Exercise brief » Your task is to copy the listing exactly. Drop any pictures from the copy.

※ ※ ※

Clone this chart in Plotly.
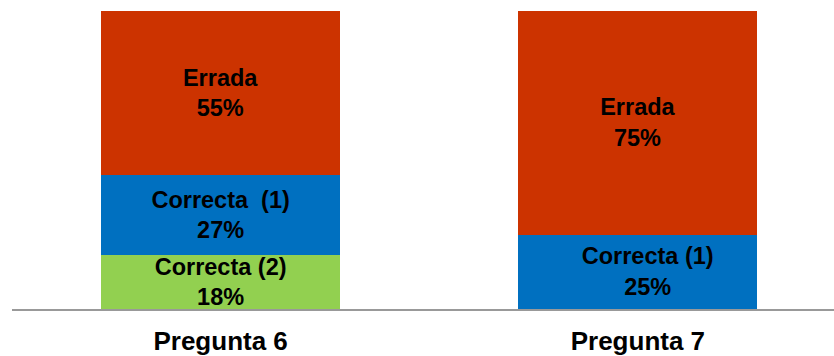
import plotly.graph_objects as go

categories = ["Pregunta 6", "Pregunta 7"]
correcta2 = [18, 0]
correcta1 = [27, 25]
errada = [55, 75]

correcta2_text = ["Correcta (2)<br>18%", ""]
correcta1_text = ["Correcta\u00a0 (1)<br>27%",
                  "\u00a0\u00a0\u00a0Correcta (1)<br>\u00a0\u00a0\u00a025%"]
errada_text = ["Errada<br>55%", "Errada<br>75%"]

font_fam = "Liberation Sans, Arial, sans-serif"
txtfont = dict(family=font_fam, size=23.5, color="black", weight="bold")

fig = go.Figure()
for vals, txt, col, name in [
    (correcta2, correcta2_text, "#92D050", "Correcta (2)"),
    (correcta1, correcta1_text, "#0070C0", "Correcta (1)"),
    (errada, errada_text, "#CC3300", "Errada"),
]:
    fig.add_trace(go.Bar(
        x=categories, y=vals, name=name, text=txt,
        texttemplate="%{text}", textposition="inside",
        insidetextanchor="middle", textangle=0,
        textfont=txtfont, marker=dict(color=col, line=dict(width=0)),
        width=0.5725, cliponaxis=False,
    ))

fig.update_layout(
    barmode="stack",
    width=834, height=356,
    margin=dict(l=12, r=0, t=11, b=47),
    plot_bgcolor="white", paper_bgcolor="white",
    showlegend=False,
    uniformtext=dict(minsize=23.5, mode="show"),
    xaxis=dict(
        range=[-0.5, 1.47], showline=True, linecolor="#999999", linewidth=2,
        ticks="", showgrid=False, zeroline=False, ticklabelstandoff=8,
        tickfont=dict(family=font_fam, size=26, color="black", weight="bold"),
    ),
    yaxis=dict(range=[0, 100], visible=False, showgrid=False, zeroline=False),
)

fig.write_html("out.html")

※ ※ ※

Solution to the problem »
Clone this chart in Plotly.
import plotly.graph_objects as go

categories = ["Pregunta 6", "Pregunta 7"]
correcta2 = [18, 0]
correcta1 = [27, 25]
errada = [55, 75]

correcta2_text = ["Correcta (2)<br>18%", ""]
correcta1_text = ["Correcta\u00a0 (1)<br>27%",
                  "\u00a0\u00a0\u00a0Correcta (1)<br>\u00a0\u00a0\u00a025%"]
errada_text = ["Errada<br>55%", "Errada<br>75%"]

font_fam = "Liberation Sans, Arial, sans-serif"
txtfont = dict(family=font_fam, size=23.5, color="black", weight="bold")

fig = go.Figure()
for vals, txt, col, name in [
    (correcta2, correcta2_text, "#92D050", "Correcta (2)"),
    (correcta1, correcta1_text, "#0070C0", "Correcta (1)"),
    (errada, errada_text, "#CC3300", "Errada"),
]:
    fig.add_trace(go.Bar(
        x=categories, y=vals, name=name, text=txt,
        texttemplate="%{text}", textposition="inside",
        insidetextanchor="middle", textangle=0,
        textfont=txtfont, marker=dict(color=col, line=dict(width=0)),
        width=0.5725, cliponaxis=False,
    ))

fig.update_layout(
    barmode="stack",
    width=834, height=356,
    margin=dict(l=12, r=0, t=11, b=47),
    plot_bgcolor="white", paper_bgcolor="white",
    showlegend=False,
    uniformtext=dict(minsize=23.5, mode="show"),
    xaxis=dict(
        range=[-0.5, 1.47], showline=True, linecolor="#999999", linewidth=2,
        ticks="", showgrid=False, zeroline=False, ticklabelstandoff=8,
        tickfont=dict(family=font_fam, size=26, color="black", weight="bold"),
    ),
    yaxis=dict(range=[0, 100], visible=False, showgrid=False, zeroline=False),
)

fig.write_html("out.html")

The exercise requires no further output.